1. Ideogram (best for text in images)

If you need an image with readable text on it — a poster, a meme, a quote card — Ideogram beats every other free option by a wide margin. Other generators still hallucinate the alphabet. Ideogram does not. The free tier gives you about 25 generations a day, more than enough for a small content team.

2. Microsoft Designer / Bing Image Creator

Powered by the latest DALL·E model, Bing Image Creator is the easiest free option that produces visually polished images. Requires a free Microsoft account; the daily free quota is generous. Best for product mockups, illustrated headers, and stock-photo replacements.

3. Leonardo AI (best for stylised illustrations)

Leonardo's free tier (150 daily tokens) is enough for 30–50 high-quality stylised images per day. Its preset models — flat illustrations, watercolour, photorealistic — beat the others when you need a consistent visual style across a series of posts.

4. Pollinations (no signup at all)

If you want zero friction, Pollinations is a URL-based AI image generator.
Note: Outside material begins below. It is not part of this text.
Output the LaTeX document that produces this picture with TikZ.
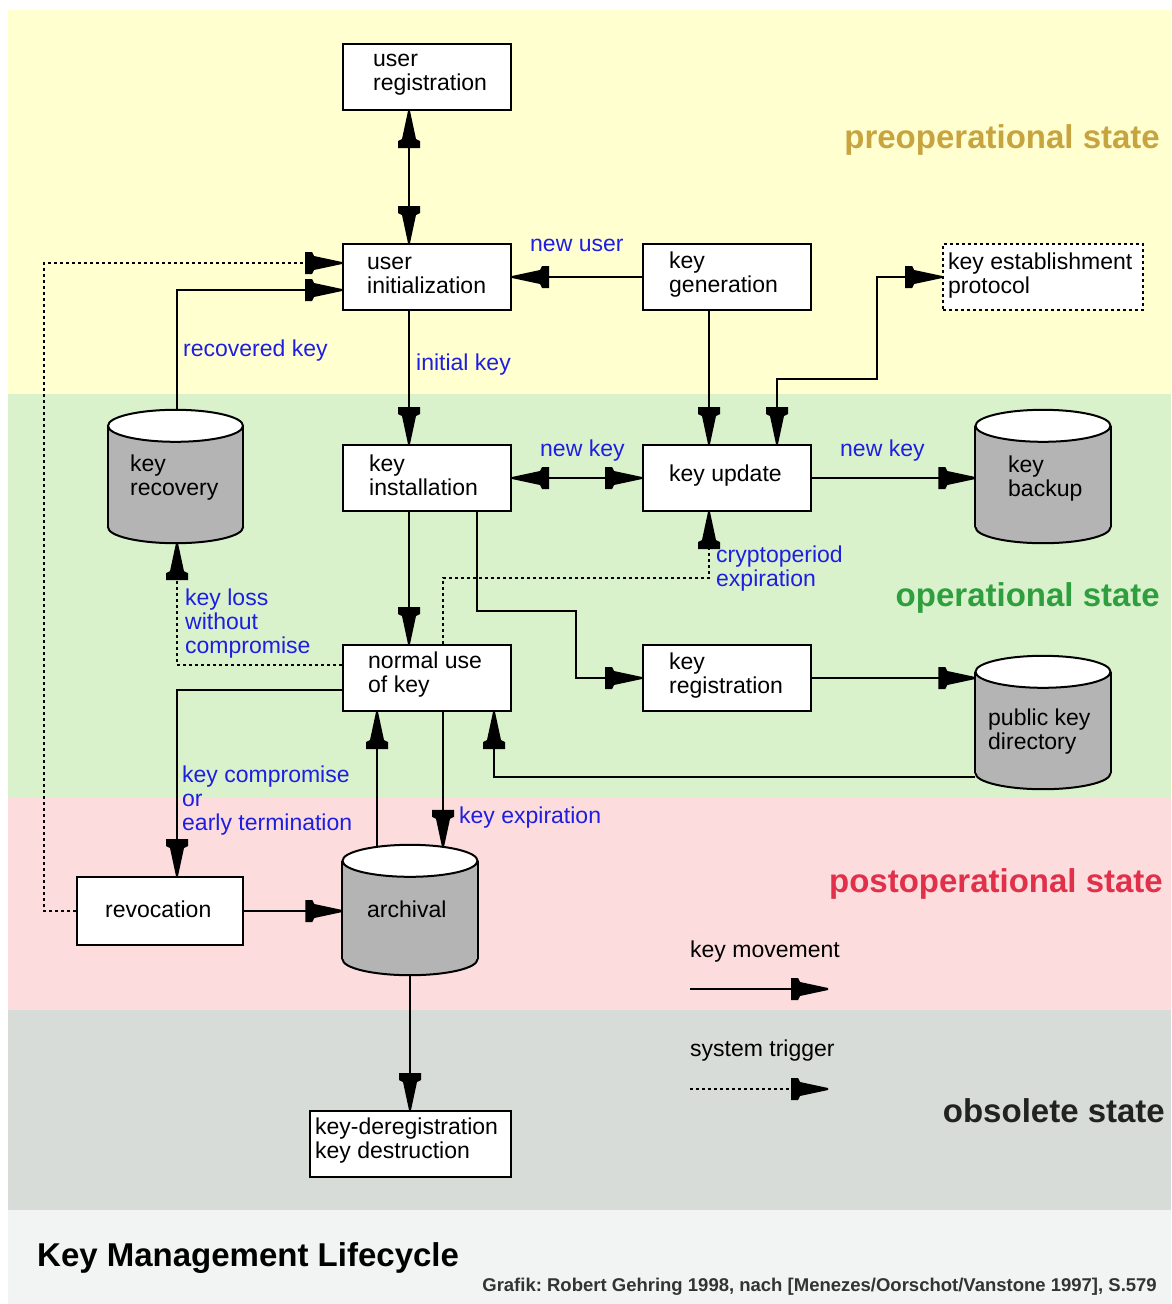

Just hit a URL with your prompt and you get an image back. No login, no account, no rate limit in our testing. The output quality is below the top three but it is genuinely free and embeddable.

What we stopped recommending

Craiyon (formerly DALL·E mini) is still around but the free output is now significantly behind the field. Playground AI's free tier has been gutted twice in the last year. Stable Diffusion Online's free version produces mediocre output unless you self-host.

A note on commercial use

All four tools above allow commercial use of generated images on their free tier — but always check the latest terms before publishing. Image-generation licensing has changed three times this year alone. If you are using an AI-generated image for an article on Google AdSense-monetised sites (like this one), the licensing question is settled: AdSense permits AI-generated imagery as long as the content around it is original and substantial.

Our default workflow: Bing/Designer for header images, Ideogram for anything with text, Leonardo for a consistent illustrated style across a series. Use what fits the post, not what is trendiest.